»»

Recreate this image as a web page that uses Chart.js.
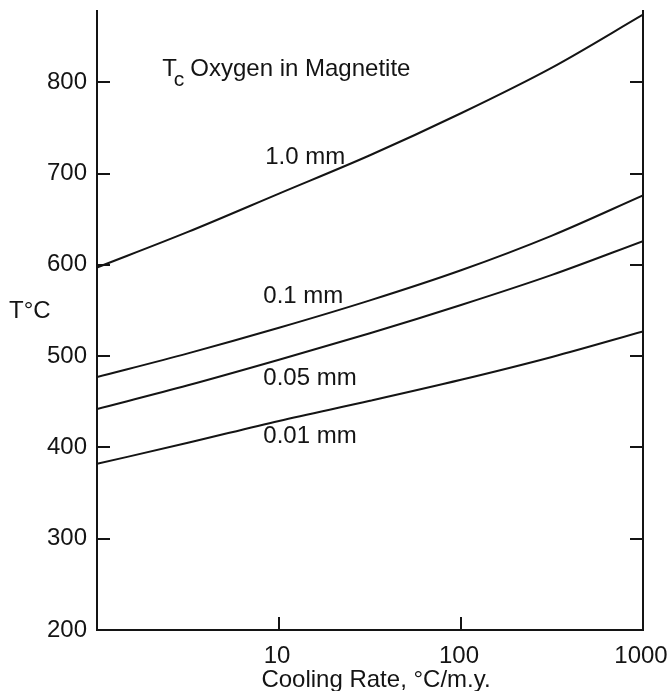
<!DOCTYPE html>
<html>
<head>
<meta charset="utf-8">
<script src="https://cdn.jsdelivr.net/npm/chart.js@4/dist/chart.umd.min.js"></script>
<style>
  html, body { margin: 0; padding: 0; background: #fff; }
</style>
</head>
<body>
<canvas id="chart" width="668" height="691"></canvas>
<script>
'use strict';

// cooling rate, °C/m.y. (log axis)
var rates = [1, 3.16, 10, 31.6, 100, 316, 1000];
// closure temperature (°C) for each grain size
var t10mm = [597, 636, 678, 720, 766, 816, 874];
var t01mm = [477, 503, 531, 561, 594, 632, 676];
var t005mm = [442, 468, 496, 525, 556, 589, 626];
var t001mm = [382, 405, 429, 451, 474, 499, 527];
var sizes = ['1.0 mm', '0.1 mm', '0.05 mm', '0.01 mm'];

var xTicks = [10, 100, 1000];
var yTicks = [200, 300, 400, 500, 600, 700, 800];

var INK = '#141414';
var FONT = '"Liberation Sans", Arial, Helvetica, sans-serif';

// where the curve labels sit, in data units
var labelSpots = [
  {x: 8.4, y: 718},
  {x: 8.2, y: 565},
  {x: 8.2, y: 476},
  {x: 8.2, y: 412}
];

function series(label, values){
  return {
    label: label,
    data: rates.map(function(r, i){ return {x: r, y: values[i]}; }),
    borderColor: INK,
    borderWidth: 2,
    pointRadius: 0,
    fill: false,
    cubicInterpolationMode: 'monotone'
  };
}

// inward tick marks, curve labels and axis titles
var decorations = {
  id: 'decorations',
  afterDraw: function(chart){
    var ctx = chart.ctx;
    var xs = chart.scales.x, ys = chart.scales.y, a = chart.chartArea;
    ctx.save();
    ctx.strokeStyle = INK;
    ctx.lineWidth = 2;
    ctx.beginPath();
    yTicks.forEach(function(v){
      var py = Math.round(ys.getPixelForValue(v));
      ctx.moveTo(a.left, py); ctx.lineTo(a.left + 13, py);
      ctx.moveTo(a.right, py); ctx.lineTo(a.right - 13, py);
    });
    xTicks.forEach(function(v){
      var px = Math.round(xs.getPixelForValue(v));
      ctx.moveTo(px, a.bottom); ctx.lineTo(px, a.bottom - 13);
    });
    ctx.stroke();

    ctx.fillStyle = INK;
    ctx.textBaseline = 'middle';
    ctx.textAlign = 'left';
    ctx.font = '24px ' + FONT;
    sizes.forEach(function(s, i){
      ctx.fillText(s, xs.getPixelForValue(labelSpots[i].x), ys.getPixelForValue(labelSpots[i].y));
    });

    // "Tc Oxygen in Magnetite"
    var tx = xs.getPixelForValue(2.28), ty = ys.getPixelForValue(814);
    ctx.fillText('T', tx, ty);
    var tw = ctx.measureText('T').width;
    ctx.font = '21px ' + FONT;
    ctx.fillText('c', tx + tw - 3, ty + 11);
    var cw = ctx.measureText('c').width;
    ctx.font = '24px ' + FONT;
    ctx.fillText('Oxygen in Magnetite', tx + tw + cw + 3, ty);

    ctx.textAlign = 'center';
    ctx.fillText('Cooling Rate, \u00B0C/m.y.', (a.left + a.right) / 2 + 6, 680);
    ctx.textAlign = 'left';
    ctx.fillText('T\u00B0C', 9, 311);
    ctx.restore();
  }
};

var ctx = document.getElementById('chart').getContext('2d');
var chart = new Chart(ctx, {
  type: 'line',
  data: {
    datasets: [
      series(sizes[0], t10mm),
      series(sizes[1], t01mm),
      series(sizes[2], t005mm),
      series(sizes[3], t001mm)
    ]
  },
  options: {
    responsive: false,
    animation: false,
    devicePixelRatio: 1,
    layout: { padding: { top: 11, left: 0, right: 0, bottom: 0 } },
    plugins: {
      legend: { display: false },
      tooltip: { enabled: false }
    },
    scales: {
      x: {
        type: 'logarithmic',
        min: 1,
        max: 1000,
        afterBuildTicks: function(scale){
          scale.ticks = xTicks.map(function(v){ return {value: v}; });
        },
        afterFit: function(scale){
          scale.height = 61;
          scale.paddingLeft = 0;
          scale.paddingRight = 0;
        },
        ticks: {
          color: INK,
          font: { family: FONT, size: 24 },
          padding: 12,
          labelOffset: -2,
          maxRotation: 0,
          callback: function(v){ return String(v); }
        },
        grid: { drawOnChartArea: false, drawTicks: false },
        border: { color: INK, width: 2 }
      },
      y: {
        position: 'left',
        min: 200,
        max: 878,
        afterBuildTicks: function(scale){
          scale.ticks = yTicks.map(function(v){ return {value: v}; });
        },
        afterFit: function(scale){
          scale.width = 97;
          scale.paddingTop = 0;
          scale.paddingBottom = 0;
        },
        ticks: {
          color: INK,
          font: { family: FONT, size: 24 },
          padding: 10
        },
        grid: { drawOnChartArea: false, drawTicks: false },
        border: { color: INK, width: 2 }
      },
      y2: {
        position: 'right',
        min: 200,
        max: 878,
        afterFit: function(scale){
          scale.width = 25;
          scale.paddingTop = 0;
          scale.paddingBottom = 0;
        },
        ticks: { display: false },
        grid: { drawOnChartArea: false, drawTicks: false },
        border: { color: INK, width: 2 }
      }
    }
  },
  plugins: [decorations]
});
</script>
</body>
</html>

««

#### Aim
Give every line above again exactly, with no pictures.

#### Exercise response
Recreate this image as a web page that uses Chart.js.
<!DOCTYPE html>
<html>
<head>
<meta charset="utf-8">
<script src="https://cdn.jsdelivr.net/npm/chart.js@4/dist/chart.umd.min.js"></script>
<style>
  html, body { margin: 0; padding: 0; background: #fff; }
</style>
</head>
<body>
<canvas id="chart" width="668" height="691"></canvas>
<script>
'use strict';

// cooling rate, °C/m.y. (log axis)
var rates = [1, 3.16, 10, 31.6, 100, 316, 1000];
// closure temperature (°C) for each grain size
var t10mm = [597, 636, 678, 720, 766, 816, 874];
var t01mm = [477, 503, 531, 561, 594, 632, 676];
var t005mm = [442, 468, 496, 525, 556, 589, 626];
var t001mm = [382, 405, 429, 451, 474, 499, 527];
var sizes = ['1.0 mm', '0.1 mm', '0.05 mm', '0.01 mm'];

var xTicks = [10, 100, 1000];
var yTicks = [200, 300, 400, 500, 600, 700, 800];

var INK = '#141414';
var FONT = '"Liberation Sans", Arial, Helvetica, sans-serif';

// where the curve labels sit, in data units
var labelSpots = [
  {x: 8.4, y: 718},
  {x: 8.2, y: 565},
  {x: 8.2, y: 476},
  {x: 8.2, y: 412}
];

function series(label, values){
  return {
    label: label,
    data: rates.map(function(r, i){ return {x: r, y: values[i]}; }),
    borderColor: INK,
    borderWidth: 2,
    pointRadius: 0,
    fill: false,
    cubicInterpolationMode: 'monotone'
  };
}

// inward tick marks, curve labels and axis titles
var decorations = {
  id: 'decorations',
  afterDraw: function(chart){
    var ctx = chart.ctx;
    var xs = chart.scales.x, ys = chart.scales.y, a = chart.chartArea;
    ctx.save();
    ctx.strokeStyle = INK;
    ctx.lineWidth = 2;
    ctx.beginPath();
    yTicks.forEach(function(v){
      var py = Math.round(ys.getPixelForValue(v));
      ctx.moveTo(a.left, py); ctx.lineTo(a.left + 13, py);
      ctx.moveTo(a.right, py); ctx.lineTo(a.right - 13, py);
    });
    xTicks.forEach(function(v){
      var px = Math.round(xs.getPixelForValue(v));
      ctx.moveTo(px, a.bottom); ctx.lineTo(px, a.bottom - 13);
    });
    ctx.stroke();

    ctx.fillStyle = INK;
    ctx.textBaseline = 'middle';
    ctx.textAlign = 'left';
    ctx.font = '24px ' + FONT;
    sizes.forEach(function(s, i){
      ctx.fillText(s, xs.getPixelForValue(labelSpots[i].x), ys.getPixelForValue(labelSpots[i].y));
    });

    // "Tc Oxygen in Magnetite"
    var tx = xs.getPixelForValue(2.28), ty = ys.getPixelForValue(814);
    ctx.fillText('T', tx, ty);
    var tw = ctx.measureText('T').width;
    ctx.font = '21px ' + FONT;
    ctx.fillText('c', tx + tw - 3, ty + 11);
    var cw = ctx.measureText('c').width;
    ctx.font = '24px ' + FONT;
    ctx.fillText('Oxygen in Magnetite', tx + tw + cw + 3, ty);

    ctx.textAlign = 'center';
    ctx.fillText('Cooling Rate, \u00B0C/m.y.', (a.left + a.right) / 2 + 6, 680);
    ctx.textAlign = 'left';
    ctx.fillText('T\u00B0C', 9, 311);
    ctx.restore();
  }
};

var ctx = document.getElementById('chart').getContext('2d');
var chart = new Chart(ctx, {
  type: 'line',
  data: {
    datasets: [
      series(sizes[0], t10mm),
      series(sizes[1], t01mm),
      series(sizes[2], t005mm),
      series(sizes[3], t001mm)
    ]
  },
  options: {
    responsive: false,
    animation: false,
    devicePixelRatio: 1,
    layout: { padding: { top: 11, left: 0, right: 0, bottom: 0 } },
    plugins: {
      legend: { display: false },
      tooltip: { enabled: false }
    },
    scales: {
      x: {
        type: 'logarithmic',
        min: 1,
        max: 1000,
        afterBuildTicks: function(scale){
          scale.ticks = xTicks.map(function(v){ return {value: v}; });
        },
        afterFit: function(scale){
          scale.height = 61;
          scale.paddingLeft = 0;
          scale.paddingRight = 0;
        },
        ticks: {
          color: INK,
          font: { family: FONT, size: 24 },
          padding: 12,
          labelOffset: -2,
          maxRotation: 0,
          callback: function(v){ return String(v); }
        },
        grid: { drawOnChartArea: false, drawTicks: false },
        border: { color: INK, width: 2 }
      },
      y: {
        position: 'left',
        min: 200,
        max: 878,
        afterBuildTicks: function(scale){
          scale.ticks = yTicks.map(function(v){ return {value: v}; });
        },
        afterFit: function(scale){
          scale.width = 97;
          scale.paddingTop = 0;
          scale.paddingBottom = 0;
        },
        ticks: {
          color: INK,
          font: { family: FONT, size: 24 },
          padding: 10
        },
        grid: { drawOnChartArea: false, drawTicks: false },
        border: { color: INK, width: 2 }
      },
      y2: {
        position: 'right',
        min: 200,
        max: 878,
        afterFit: function(scale){
          scale.width = 25;
          scale.paddingTop = 0;
          scale.paddingBottom = 0;
        },
        ticks: { display: false },
        grid: { drawOnChartArea: false, drawTicks: false },
        border: { color: INK, width: 2 }
      }
    }
  },
  plugins: [decorations]
});
</script>
</body>
</html>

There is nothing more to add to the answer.